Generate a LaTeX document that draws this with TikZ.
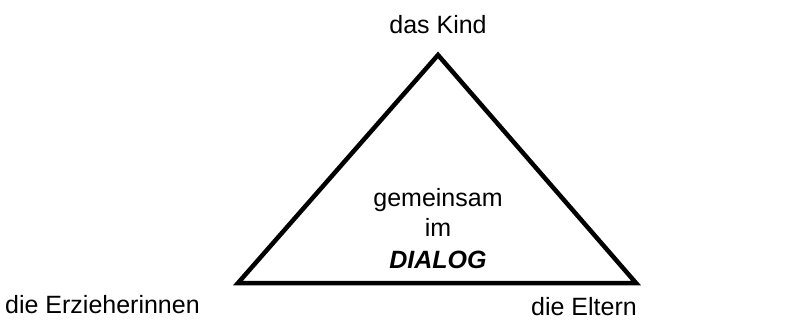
\documentclass[tikz,border=0pt]{standalone}
\usepackage{fontspec}
\setmainfont{Liberation Sans}
\begin{document}
\begin{tikzpicture}[x=1pt,y=1pt,
  lbl/.style={inner sep=0pt,anchor=base,font=\fontsize{25}{30}\selectfont},
  tri/.style={line width=4.5pt,line join=miter}]
\useasboundingbox (0,0) rectangle (788,325);
\coordinate (top) at (438,270);
\coordinate (bl) at (238,42);
\coordinate (br) at (636,42);
\draw[tri] (top) -- (bl) -- (br) -- cycle;
\node[lbl] (kind) at (438,291) {das Kind};
\node[lbl,anchor=base west] (erz) at (5,12) {die Erzieherinnen};
\node[lbl,anchor=base east] (elt) at (637,10) {die Eltern};
\node[lbl] (gem) at (438,119) {gemeinsam};
\node[lbl] (im) at (438,89) {im};
\node[lbl,font=\fontsize{25}{30}\selectfont\bfseries\itshape] (dia) at (438,57) {DIALOG};
\end{tikzpicture}
\end{document}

**Problem to solve:** Copy out all of the material exactly as written, without its pictures.

**Exercise result:**
Generate a LaTeX document that draws this with TikZ.
\documentclass[tikz,border=0pt]{standalone}
\usepackage{fontspec}
\setmainfont{Liberation Sans}
\begin{document}
\begin{tikzpicture}[x=1pt,y=1pt,
  lbl/.style={inner sep=0pt,anchor=base,font=\fontsize{25}{30}\selectfont},
  tri/.style={line width=4.5pt,line join=miter}]
\useasboundingbox (0,0) rectangle (788,325);
\coordinate (top) at (438,270);
\coordinate (bl) at (238,42);
\coordinate (br) at (636,42);
\draw[tri] (top) -- (bl) -- (br) -- cycle;
\node[lbl] (kind) at (438,291) {das Kind};
\node[lbl,anchor=base west] (erz) at (5,12) {die Erzieherinnen};
\node[lbl,anchor=base east] (elt) at (637,10) {die Eltern};
\node[lbl] (gem) at (438,119) {gemeinsam};
\node[lbl] (im) at (438,89) {im};
\node[lbl,font=\fontsize{25}{30}\selectfont\bfseries\itshape] (dia) at (438,57) {DIALOG};
\end{tikzpicture}
\end{document}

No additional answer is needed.